Corey J. Langer, MD, director, Thoracic Oncology, Abramson Cancer Center, professor of medicine, Perelman School of Medicine, University of Pennsylvania, discusses the impact of targeted therapy in non–small cell lung cancer.
Corey J. Langer, MD, director, Thoracic Oncology, Abramson Cancer Center, professor of medicine, Perelman School of Medicine, University of Pennsylvania, discusses the impact of targeted therapy in non—small cell lung cancer (NSCLC).
Targeted therapies have irrevocably transformed the outlook of oncogene-driven NSCLC. In the past, patients with EGFR-positive NSCLC would have been treated with chemotherapy alone or with bevacizumab (Avastin), yielding response rates of around 30% and progression-free survival (PFS) of approximately 6 months. Now with the rise of EGFR TKIs like osimertinib (Tagrisso), response rates are as high as 70% and median PFS is nearly 19 months. In many studies, median overall survival (OS) has not been reached at 3 and 4 years with osimertinib.

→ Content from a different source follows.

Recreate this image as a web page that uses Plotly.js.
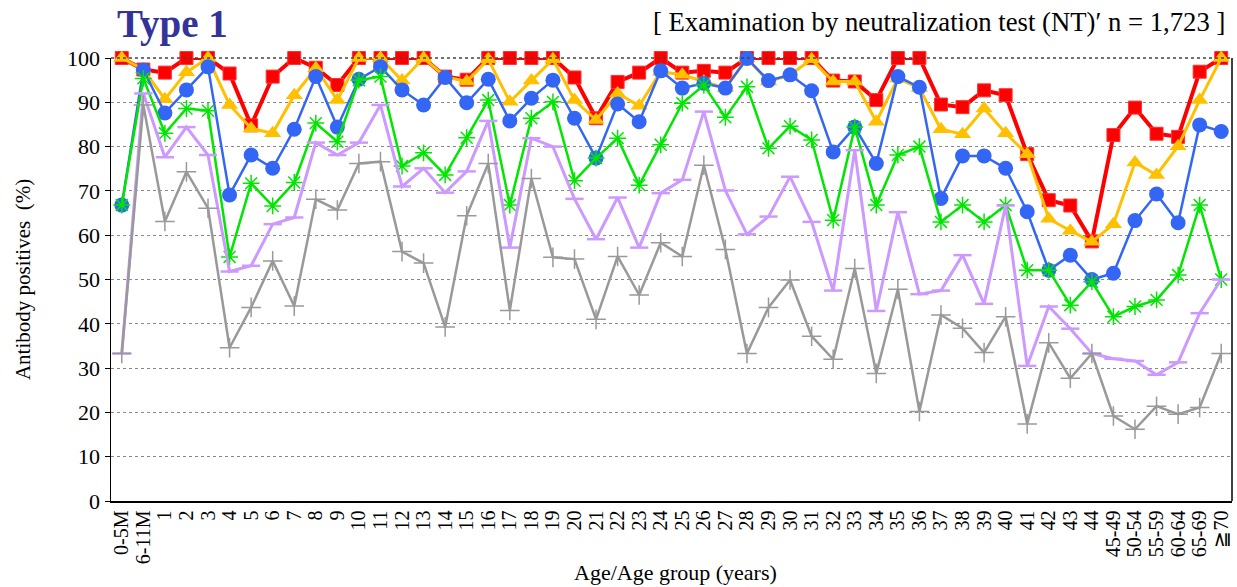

Langer says the field has seen even more success in ALK-positive patients. This is a rarer driver, occurring in approximately 3% to 8% of patients with advanced nonsquamous NSCLC compared with around 15% of patients harboring EGFR mutations. Alectinib (Alecensa) and brigatinib (Alunbrig) have emerged as the optimal frontline agents, leading to response rates of over 70% and an unprecedented median PFS of about 3 years. Median OS in these patients is as high as 6 or 7 years, Langer notes.